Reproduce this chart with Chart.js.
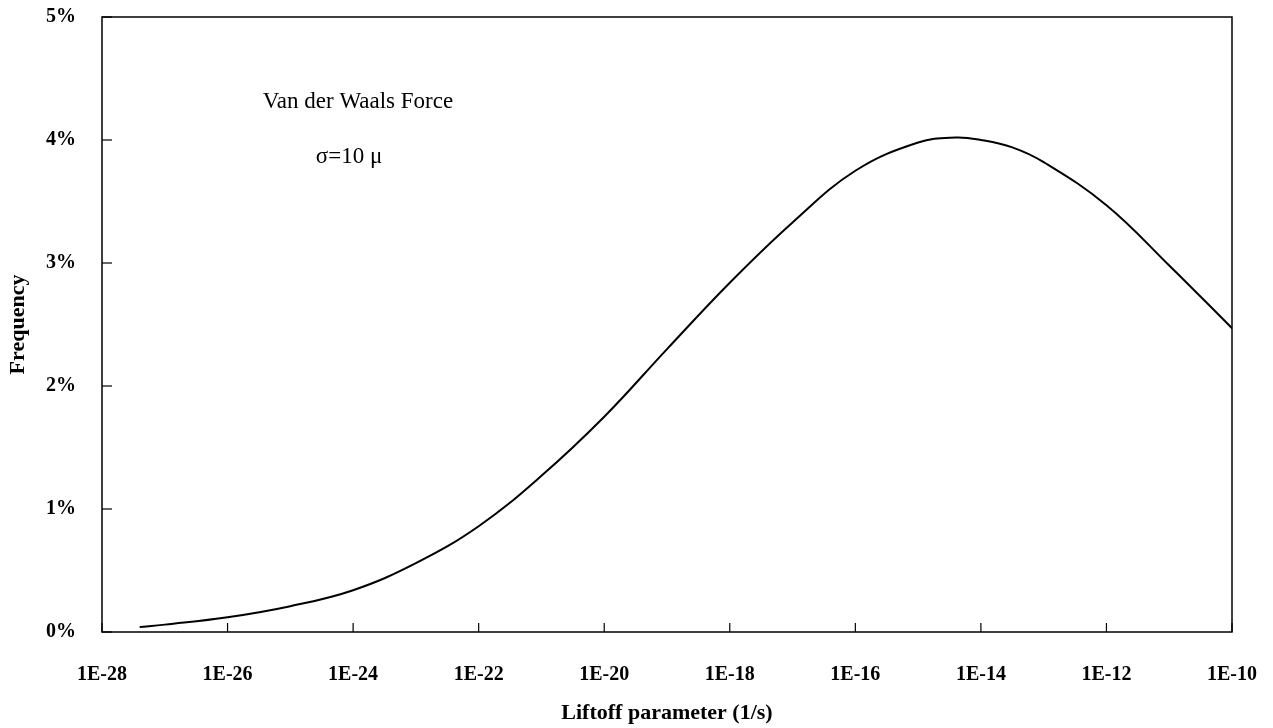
<!DOCTYPE html>
<html>
<head>
<meta charset="utf-8">
<script src="https://cdn.jsdelivr.net/npm/chart.js@4.4.1/dist/chart.umd.min.js"></script>
<style>
  html, body { margin: 0; padding: 0; background: #fff; }
  #wrap { width: 1273px; height: 728px; position: relative; }
</style>
</head>
<body>
<div id="wrap"><canvas id="grafico"></canvas></div>
<script>
// expoente de 10 do parametro de liftoff (1/s)
const expoentes = [-27.4, -27, -26, -25, -24, -23, -22, -21, -20, -19, -18, -17, -16, -15, -14.4, -14, -13.5, -13, -12, -11, -10];
// frequencia em %
const frequencia = [0.04, 0.06, 0.12, 0.21, 0.34, 0.56, 0.86, 1.27, 1.75, 2.30, 2.84, 3.33, 3.75, 3.98, 4.02, 4.00, 3.94, 3.82, 3.47, 2.98, 2.47];
const xMin = -28, xMax = -10, xPasso = 2;
const yMin = 0, yMax = 5, yPasso = 1;
const anotacoes = ["Van der Waals Force", "\u03c3=10 \u03bc"];

const serif = "'Liberation Serif', 'Times New Roman', serif";

// moldura + ticks para dentro
const moldura = {
   id: "moldura",
   afterDraw(chart) {
      const { ctx, chartArea: a, scales } = chart;
      ctx.save();
      ctx.strokeStyle = "#000";
      ctx.lineWidth = 1.5;
      ctx.strokeRect(a.left, a.top, a.right - a.left, a.bottom - a.top);
      ctx.lineWidth = 1.2;
      scales.x.ticks.forEach(t => {
         const px = scales.x.getPixelForValue(t.value);
         ctx.beginPath();
         ctx.moveTo(px, a.bottom);
         ctx.lineTo(px, a.bottom - 9);
         ctx.stroke();
      });
      scales.y.ticks.forEach(t => {
         const py = scales.y.getPixelForValue(t.value);
         ctx.beginPath();
         ctx.moveTo(a.left, py);
         ctx.lineTo(a.left + 10, py);
         ctx.stroke();
      });
      // textos
      ctx.fillStyle = "#000";
      ctx.textAlign = "center";
      ctx.textBaseline = "middle";
      ctx.font = "23px " + serif;
      ctx.fillText(anotacoes[0], 358, 102);
      ctx.fillText(anotacoes[1], 349, 157);
      ctx.restore();
   }
};

const ctx = document.getElementById("grafico");
new Chart(ctx, {
   type: "line",
   data: {
      datasets: [
         {
            label: "Frequency",
            data: expoentes.map((x, i) => ({ x: x, y: frequencia[i] })),
            borderColor: "#000",
            borderWidth: 2,
            pointRadius: 0,
            tension: 0.4,
            fill: false,
         },
      ],
   },
   plugins: [moldura],
   options: {
      responsive: true,
      maintainAspectRatio: false,
      animation: false,
      layout: {
         padding: { left: 0, right: 41, top: 17, bottom: 0 },
      },
      plugins: {
         legend: { display: false },
         tooltip: { enabled: false },
      },
      scales: {
         x: {
            type: "linear",
            min: xMin,
            max: xMax,
            afterFit(scale) {
               scale.height = 96;
               scale.paddingLeft = 0;
               scale.paddingRight = 0;
            },
            afterBuildTicks(scale) {
               const t = [];
               for (let v = xMin; v <= xMax; v += xPasso) t.push({ value: v });
               scale.ticks = t;
            },
            grid: { display: false, drawTicks: false },
            border: { display: false },
            ticks: {
               padding: 31,
               color: "#000",
               maxRotation: 0,
               autoSkip: false,
               font: { family: serif, size: 20, weight: "bold" },
               callback: v => "1E" + v,
            },
            title: {
               display: true,
               text: "Liftoff parameter (1/s)",
               color: "#000",
               font: { family: serif, size: 22, weight: "bold" },
               padding: { top: 0, bottom: 1 },
            },
         },
         y: {
            min: yMin,
            max: yMax,
            afterFit(scale) {
               scale.width = 102;
               scale.paddingTop = 0;
               scale.paddingBottom = 0;
            },
            grid: { display: false, drawTicks: false },
            border: { display: false },
            ticks: {
               stepSize: yPasso,
               padding: 26,
               color: "#000",
               font: { family: serif, size: 20, weight: "bold" },
               callback: v => v + "%",
            },
            title: {
               display: true,
               text: "Frequency",
               color: "#000",
               font: { family: serif, size: 22, weight: "bold" },
               padding: { top: 5, bottom: 0 },
            },
         },
      },
   },
});
</script>
</body>
</html>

__________________________________________________

> [What is being asked]
Your task is to reproduce all of the material exactly. The pictures stay out.

> [Output for this exercise]
Reproduce this chart with Chart.js.
<!DOCTYPE html>
<html>
<head>
<meta charset="utf-8">
<script src="https://cdn.jsdelivr.net/npm/chart.js@4.4.1/dist/chart.umd.min.js"></script>
<style>
  html, body { margin: 0; padding: 0; background: #fff; }
  #wrap { width: 1273px; height: 728px; position: relative; }
</style>
</head>
<body>
<div id="wrap"><canvas id="grafico"></canvas></div>
<script>
// expoente de 10 do parametro de liftoff (1/s)
const expoentes = [-27.4, -27, -26, -25, -24, -23, -22, -21, -20, -19, -18, -17, -16, -15, -14.4, -14, -13.5, -13, -12, -11, -10];
// frequencia em %
const frequencia = [0.04, 0.06, 0.12, 0.21, 0.34, 0.56, 0.86, 1.27, 1.75, 2.30, 2.84, 3.33, 3.75, 3.98, 4.02, 4.00, 3.94, 3.82, 3.47, 2.98, 2.47];
const xMin = -28, xMax = -10, xPasso = 2;
const yMin = 0, yMax = 5, yPasso = 1;
const anotacoes = ["Van der Waals Force", "\u03c3=10 \u03bc"];

const serif = "'Liberation Serif', 'Times New Roman', serif";

// moldura + ticks para dentro
const moldura = {
   id: "moldura",
   afterDraw(chart) {
      const { ctx, chartArea: a, scales } = chart;
      ctx.save();
      ctx.strokeStyle = "#000";
      ctx.lineWidth = 1.5;
      ctx.strokeRect(a.left, a.top, a.right - a.left, a.bottom - a.top);
      ctx.lineWidth = 1.2;
      scales.x.ticks.forEach(t => {
         const px = scales.x.getPixelForValue(t.value);
         ctx.beginPath();
         ctx.moveTo(px, a.bottom);
         ctx.lineTo(px, a.bottom - 9);
         ctx.stroke();
      });
      scales.y.ticks.forEach(t => {
         const py = scales.y.getPixelForValue(t.value);
         ctx.beginPath();
         ctx.moveTo(a.left, py);
         ctx.lineTo(a.left + 10, py);
         ctx.stroke();
      });
      // textos
      ctx.fillStyle = "#000";
      ctx.textAlign = "center";
      ctx.textBaseline = "middle";
      ctx.font = "23px " + serif;
      ctx.fillText(anotacoes[0], 358, 102);
      ctx.fillText(anotacoes[1], 349, 157);
      ctx.restore();
   }
};

const ctx = document.getElementById("grafico");
new Chart(ctx, {
   type: "line",
   data: {
      datasets: [
         {
            label: "Frequency",
            data: expoentes.map((x, i) => ({ x: x, y: frequencia[i] })),
            borderColor: "#000",
            borderWidth: 2,
            pointRadius: 0,
            tension: 0.4,
            fill: false,
         },
      ],
   },
   plugins: [moldura],
   options: {
      responsive: true,
      maintainAspectRatio: false,
      animation: false,
      layout: {
         padding: { left: 0, right: 41, top: 17, bottom: 0 },
      },
      plugins: {
         legend: { display: false },
         tooltip: { enabled: false },
      },
      scales: {
         x: {
            type: "linear",
            min: xMin,
            max: xMax,
            afterFit(scale) {
               scale.height = 96;
               scale.paddingLeft = 0;
               scale.paddingRight = 0;
            },
            afterBuildTicks(scale) {
               const t = [];
               for (let v = xMin; v <= xMax; v += xPasso) t.push({ value: v });
               scale.ticks = t;
            },
            grid: { display: false, drawTicks: false },
            border: { display: false },
            ticks: {
               padding: 31,
               color: "#000",
               maxRotation: 0,
               autoSkip: false,
               font: { family: serif, size: 20, weight: "bold" },
               callback: v => "1E" + v,
            },
            title: {
               display: true,
               text: "Liftoff parameter (1/s)",
               color: "#000",
               font: { family: serif, size: 22, weight: "bold" },
               padding: { top: 0, bottom: 1 },
            },
         },
         y: {
            min: yMin,
            max: yMax,
            afterFit(scale) {
               scale.width = 102;
               scale.paddingTop = 0;
               scale.paddingBottom = 0;
            },
            grid: { display: false, drawTicks: false },
            border: { display: false },
            ticks: {
               stepSize: yPasso,
               padding: 26,
               color: "#000",
               font: { family: serif, size: 20, weight: "bold" },
               callback: v => v + "%",
            },
            title: {
               display: true,
               text: "Frequency",
               color: "#000",
               font: { family: serif, size: 22, weight: "bold" },
               padding: { top: 5, bottom: 0 },
            },
         },
      },
   },
});
</script>
</body>
</html>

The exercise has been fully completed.